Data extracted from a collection

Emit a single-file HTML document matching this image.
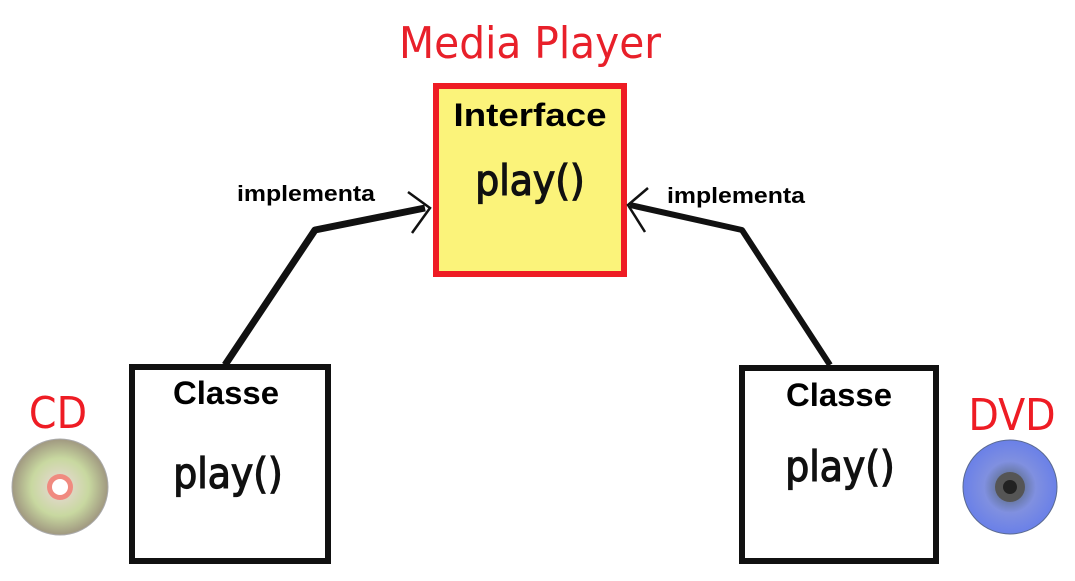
<!DOCTYPE html>
<html><head><meta charset="utf-8"><style>
html,body{margin:0;padding:0;background:#fff;width:1075px;height:581px;overflow:hidden}
svg{display:block}
.hand{font-family:"DejaVu Sans Condensed","DejaVu Sans",sans-serif}
.b{font-family:"Liberation Sans",sans-serif;font-weight:bold}
</style></head><body>
<svg width="1075" height="581" viewBox="0 0 1075 581">
<defs>
<radialGradient id="cd" cx="50%" cy="50%" r="50%">
<stop offset="0.2" stop-color="#e0d8c8"/><stop offset="0.6" stop-color="#c8d8a0"/><stop offset="1" stop-color="#a09880"/>
</radialGradient>
<radialGradient id="dvd" cx="50%" cy="50%" r="50%">
<stop offset="0.2" stop-color="#607090"/><stop offset="0.55" stop-color="#8090e0"/><stop offset="1" stop-color="#6a80e8"/>
</radialGradient>
</defs>
<text x="530" y="58" text-anchor="middle" class="hand" font-size="44" fill="#e8202a" textLength="262" lengthAdjust="spacingAndGlyphs">Media Player</text>
<rect x="436" y="86" width="188" height="188" fill="#fbf37a" stroke="#ee1c24" stroke-width="6"/>
<text x="530" y="126" text-anchor="middle" class="b" font-size="32" textLength="153" lengthAdjust="spacingAndGlyphs">Interface</text>
<text x="530" y="195" text-anchor="middle" class="hand" font-size="42" fill="#111" stroke="#111" stroke-width="1.2">play()</text>

<rect x="132" y="367" width="196" height="194" fill="#fff" stroke="#111" stroke-width="6"/>
<text x="226" y="404" text-anchor="middle" class="b" font-size="32" textLength="106" lengthAdjust="spacingAndGlyphs">Classe</text>
<text x="228" y="488" text-anchor="middle" class="hand" font-size="42" fill="#111" stroke="#111" stroke-width="1.2">play()</text>

<rect x="742" y="368" width="194" height="193" fill="#fff" stroke="#111" stroke-width="6"/>
<text x="839" y="406" text-anchor="middle" class="b" font-size="32" textLength="106" lengthAdjust="spacingAndGlyphs">Classe</text>
<text x="840" y="481" text-anchor="middle" class="hand" font-size="42" fill="#111" stroke="#111" stroke-width="1.2">play()</text>

<polyline points="225,365 315,230 425,208" fill="none" stroke="#111" stroke-width="7" stroke-linejoin="round"/>
<polyline points="408,192 430,208 412,233" fill="none" stroke="#111" stroke-width="2.5"/>
<polyline points="830,365 742,230 630,205" fill="none" stroke="#111" stroke-width="6" stroke-linejoin="round"/>
<polyline points="648,188 628,205 645,232" fill="none" stroke="#111" stroke-width="2.5"/>
<text x="237" y="201" class="b" font-size="22" textLength="138" lengthAdjust="spacingAndGlyphs">implementa</text>
<text x="667" y="203" class="b" font-size="22" textLength="138" lengthAdjust="spacingAndGlyphs">implementa</text>

<text x="58" y="428" text-anchor="middle" class="hand" font-size="44" fill="#ee1c24">CD</text>
<circle cx="60" cy="487" r="48" fill="url(#cd)" stroke="#aaa" stroke-width="1"/>
<circle cx="60" cy="487" r="13" fill="#f08a80"/>
<circle cx="60" cy="487" r="8" fill="#fff"/>

<text x="1012" y="430" text-anchor="middle" class="hand" font-size="44" fill="#ee1c24">DVD</text>
<circle cx="1010" cy="487" r="47" fill="url(#dvd)" stroke="#5a6a90" stroke-width="1"/>
<circle cx="1010" cy="487" r="15" fill="#555"/>
<circle cx="1010" cy="487" r="7" fill="#222"/>
</svg>
</body></html>
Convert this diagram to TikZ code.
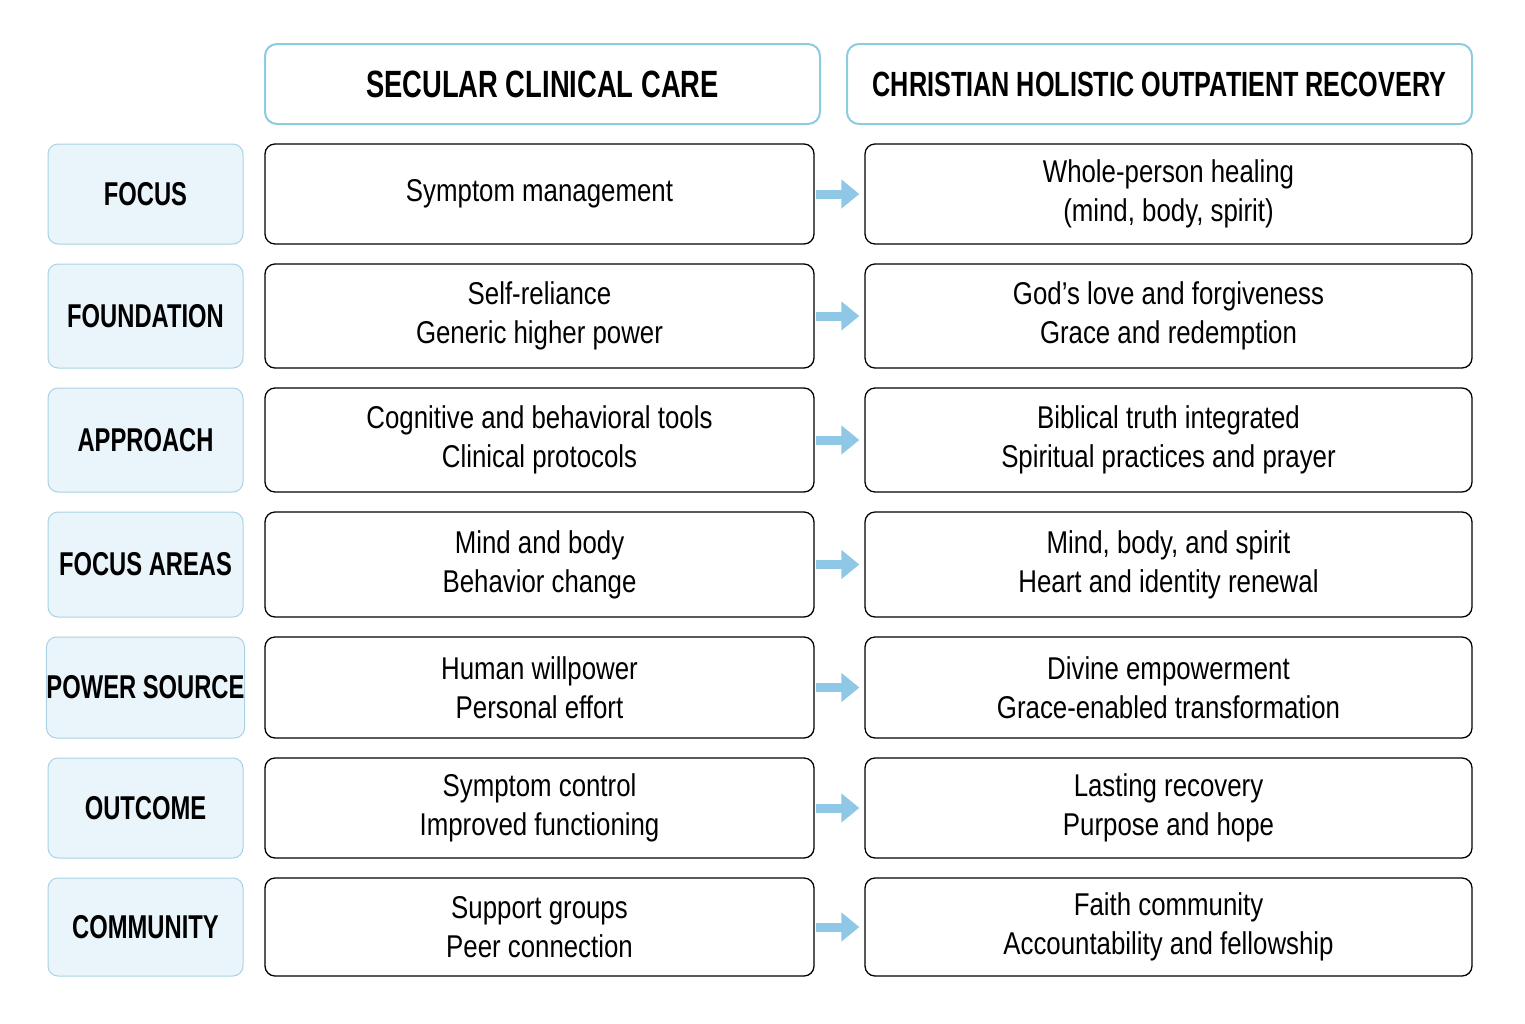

# [Set problem]
Go through the data above and transcribe it in full, omitting any image.

# [Written response]
Emit a single-file HTML document matching this image.
<!DOCTYPE html>
<html><head><meta charset="utf-8"><style>
html,body{margin:0;padding:0;background:#fff;width:1075px;height:581px;overflow:hidden}
svg{display:block}
.hand{font-family:"DejaVu Sans Condensed","DejaVu Sans",sans-serif}
.b{font-family:"Liberation Sans",sans-serif;font-weight:bold}
</style></head><body>
<svg width="1075" height="581" viewBox="0 0 1075 581">
<defs>
<radialGradient id="cd" cx="50%" cy="50%" r="50%">
<stop offset="0.2" stop-color="#e0d8c8"/><stop offset="0.6" stop-color="#c8d8a0"/><stop offset="1" stop-color="#a09880"/>
</radialGradient>
<radialGradient id="dvd" cx="50%" cy="50%" r="50%">
<stop offset="0.2" stop-color="#607090"/><stop offset="0.55" stop-color="#8090e0"/><stop offset="1" stop-color="#6a80e8"/>
</radialGradient>
</defs>
<text x="530" y="58" text-anchor="middle" class="hand" font-size="44" fill="#e8202a" textLength="262" lengthAdjust="spacingAndGlyphs">Media Player</text>
<rect x="436" y="86" width="188" height="188" fill="#fbf37a" stroke="#ee1c24" stroke-width="6"/>
<text x="530" y="126" text-anchor="middle" class="b" font-size="32" textLength="153" lengthAdjust="spacingAndGlyphs">Interface</text>
<text x="530" y="195" text-anchor="middle" class="hand" font-size="42" fill="#111" stroke="#111" stroke-width="1.2">play()</text>

<rect x="132" y="367" width="196" height="194" fill="#fff" stroke="#111" stroke-width="6"/>
<text x="226" y="404" text-anchor="middle" class="b" font-size="32" textLength="106" lengthAdjust="spacingAndGlyphs">Classe</text>
<text x="228" y="488" text-anchor="middle" class="hand" font-size="42" fill="#111" stroke="#111" stroke-width="1.2">play()</text>

<rect x="742" y="368" width="194" height="193" fill="#fff" stroke="#111" stroke-width="6"/>
<text x="839" y="406" text-anchor="middle" class="b" font-size="32" textLength="106" lengthAdjust="spacingAndGlyphs">Classe</text>
<text x="840" y="481" text-anchor="middle" class="hand" font-size="42" fill="#111" stroke="#111" stroke-width="1.2">play()</text>

<polyline points="225,365 315,230 425,208" fill="none" stroke="#111" stroke-width="7" stroke-linejoin="round"/>
<polyline points="408,192 430,208 412,233" fill="none" stroke="#111" stroke-width="2.5"/>
<polyline points="830,365 742,230 630,205" fill="none" stroke="#111" stroke-width="6" stroke-linejoin="round"/>
<polyline points="648,188 628,205 645,232" fill="none" stroke="#111" stroke-width="2.5"/>
<text x="237" y="201" class="b" font-size="22" textLength="138" lengthAdjust="spacingAndGlyphs">implementa</text>
<text x="667" y="203" class="b" font-size="22" textLength="138" lengthAdjust="spacingAndGlyphs">implementa</text>

<text x="58" y="428" text-anchor="middle" class="hand" font-size="44" fill="#ee1c24">CD</text>
<circle cx="60" cy="487" r="48" fill="url(#cd)" stroke="#aaa" stroke-width="1"/>
<circle cx="60" cy="487" r="13" fill="#f08a80"/>
<circle cx="60" cy="487" r="8" fill="#fff"/>

<text x="1012" y="430" text-anchor="middle" class="hand" font-size="44" fill="#ee1c24">DVD</text>
<circle cx="1010" cy="487" r="47" fill="url(#dvd)" stroke="#5a6a90" stroke-width="1"/>
<circle cx="1010" cy="487" r="15" fill="#555"/>
<circle cx="1010" cy="487" r="7" fill="#222"/>
</svg>
</body></html>
Convert this diagram to TikZ code.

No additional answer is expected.